Three years after starting the novel, and a year after finishing it, I sent out the first query letter for Barnes County to an agent. As much as I know that writing is a business, and that the only way to get published is to submit, there is still so much anxiety tangled up in that process. It is not simply the business-end of an artistic process; it is the act of throwing the work out into the world for criticism and comment. Though that may be the point of writing, expression, there is always so much to worry about.

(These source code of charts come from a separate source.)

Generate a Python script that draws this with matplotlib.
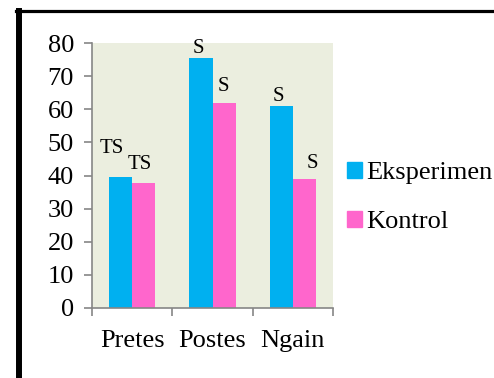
import numpy as np
import matplotlib.pyplot as plt
from matplotlib.lines import Line2D
from matplotlib.patches import Patch

plt.rcParams['font.family'] = ['Liberation Serif', 'DejaVu Serif']

categories = ['Pretes', 'Postes', 'Ngain']
eksperimen = [39.6, 75.7, 61.1]
kontrol = [37.8, 62.0, 39.0]
# annotation text, x (category units), y (data units)
notes = [('TS', -0.25, 48.3), ('TS', 0.10, 43.2),
         ('S', 0.82, 78.3), ('S', 1.14, 66.8),
         ('S', 1.82, 63.8), ('S', 2.24, 43.5)]

c_eks = '#00B0F0'
c_kon = '#FF66CC'
grey = '#868686'

fig = plt.figure(figsize=(4.94, 3.78), dpi=100)
W, H = 494, 378
ax = fig.add_axes([92 / W, 1 - 307.7 / H, (333 - 92) / W, (307.7 - 43.3) / H])
ax.set_facecolor('#EBEEDF')

x = np.arange(len(categories))
bw = 0.2875
ax.bar(x - bw / 2, eksperimen, bw, color=c_eks, zorder=2)
ax.bar(x + bw / 2, kontrol, bw, color=c_kon, zorder=2)

for t, tx, ty in notes:
    ax.text(tx, ty, t, ha='center', va='center', fontsize=15, clip_on=False)

ax.set_xlim(-0.5, 2.5)
ax.set_ylim(0, 80)
ax.set_yticks(range(0, 81, 10))
ax.set_xticks([-0.5, 0.5, 1.5, 2.5])
ax.set_xticklabels([])
ax.set_xticks(x, minor=True)
ax.set_xticklabels(categories, minor=True, fontsize=19)
ax.tick_params(axis='x', which='minor', length=0, pad=16)
ax.tick_params(axis='x', which='major', direction='out', length=6, color=grey, width=1.2)
ax.tick_params(axis='y', direction='out', length=6, color=grey, width=1.2, labelsize=19, pad=7)
for s in ['top', 'right']:
    ax.spines[s].set_visible(False)
for s in ['left', 'bottom']:
    ax.spines[s].set_color(grey)
    ax.spines[s].set_linewidth(1.2)

handles = [Patch(color=c_eks), Patch(color=c_kon)]
fig.legend(handles, ['Eksperimen', 'Kontrol'], loc='center left',
           bbox_to_anchor=(323 / W, 1 - 197.5 / H), frameon=False, fontsize=19,
           handlelength=0.57, handleheight=0.57, handletextpad=0.15, labelspacing=1.0)

# outer frame
fig.add_artist(Line2D([19 / W, 19 / W], [0, 1 - 10.5 / H], color='black', lw=4.3))
fig.add_artist(Line2D([16 / W, 1], [1 - 10.5 / H, 1 - 10.5 / H], color='black', lw=2.3))

fig.savefig('out.png', dpi=100)
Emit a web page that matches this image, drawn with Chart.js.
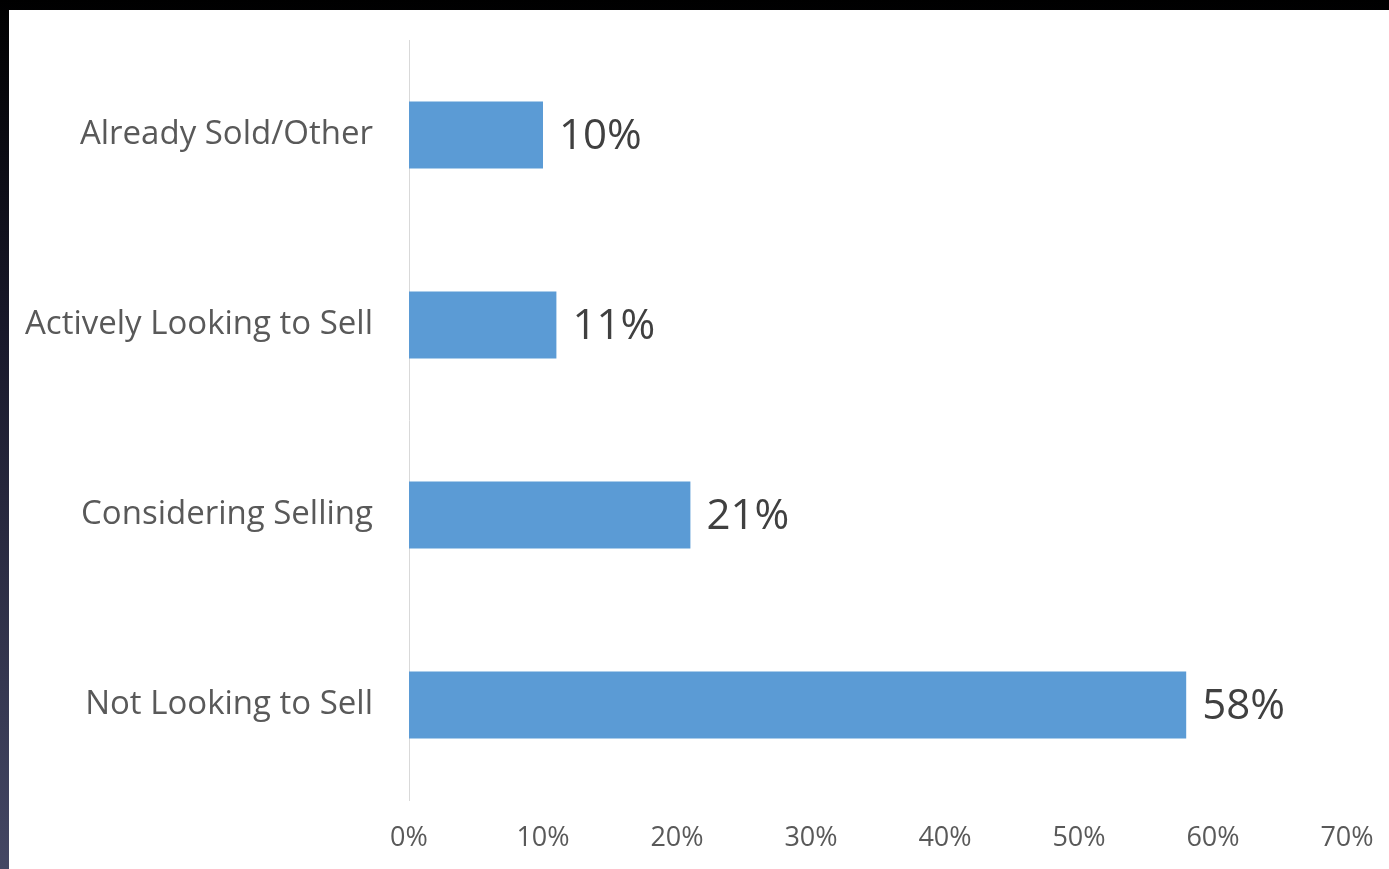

I've certainly sent my share of short story submissions (not enough, certainly), but this was my first query letter. I didn't realize just how hard it would be to distill 90,000 words into something short and coherent. Especially Barnes County with its many points of view and interwoven stories. Here, though are the central paragraphs of the query:

When Terry Stegman, a beloved female sheriff’s deputy of rural Barnes County, Missouri, is killed by a meth dealer, the men around her must find a way to go forward, to adjust, and set a new course.

Though Terry’s killer is injured and jailed, Sam Summers, a big-city transplant, friend, and fellow deputy whose feelings for Terry may have been something stronger than friendship, is on the hunt for why the killer murdered two others that day. Aging Barnes County Sheriff Bill Wallis is suffering through the break-up of his marriage, the changes taking place in the county, and the growing distance from his teenage son. Terry’s hired man and close companion after her husband’s death, Franklin Redbird quickly falls into drinking and trouble. Logan Wallis, the sheriff’s misfit son, outcast because of his public profile and rebellious appearance, meets a romantic interest, but when she winds up in trouble, he seeks a violent vengeance. A recent immigrant to the county, Harlan Lustig quickly falls in with a dangerous meth cook and, after learning the trade himself, seeks to usurp him. Their stories meet, mix, mingle, and collide among the back roads and abandoned farmhouses of the fictional Barnes County in Southern Missouri.

While there are elements in the novel of mystery and suspense, Barnes County, at 90,000 words, is a story of people in flux, how they struggle to find the right way, and how some fail at it.



While I don't know that this really gets to all of it, all of the conflict and tension, all of the psychological inquiry, I think this might get someone interested.


Dropping the envelope into the box was a relief. I'm happy to have done it and have it out there. Now comes the anxiety about how it will be received.